Don't have to read any further. Just look north to Canada to see how they excessively tax alcohol as one example to "control costs, cover everyone" and "save a ton of money."
Try buying a case of beer in Canada and see how much one pays as compared to here in America.
All those taxes on beer? That's to pay for their healthcare.
All the taxes on income? To pay for their healthcare.
And that list goes on, and on, and on!
Anyone who thinks socialized medicine is effective needs to simply look across the pond at a 11 month old child that was DENIED life-saving treatment early on and was condemned to death in the UK by the NHS.
Charlie Gard, The Face of Socialized Medicine.
To their credit most Canadians I have met have been honest enough to admit that their health care is not “free”. They pay enormous taxes for it.
Charlie Gard, and more so his parents, were treated abominably by the government of the UK, but it is completely false to say that he “was denied lifesaving treatment”.
He was denied experimental treatment, the purpose of which was to collect data about his condition and hopefully to develop future treatments to improve the situation of others.
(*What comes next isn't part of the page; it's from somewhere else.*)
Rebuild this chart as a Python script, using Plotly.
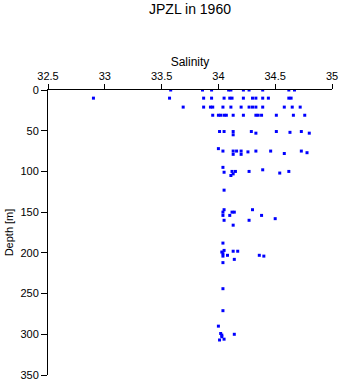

I have been involved with hundreds of human experimental subjects (all adults), almost all with terminal illness, who elected to participate in trials of experimental therapy. Despite extensive and thorough disclosure of risk and lack of known benefit, almost all of them agree based on their belief that they will be the lucky one who benefits (that’s not a criticism, it’s simply human nature).
Experimental medicine is important and necessary, but not experimenting on any given subject is the furthest thing in the world from “denying them lifesaving treatment”.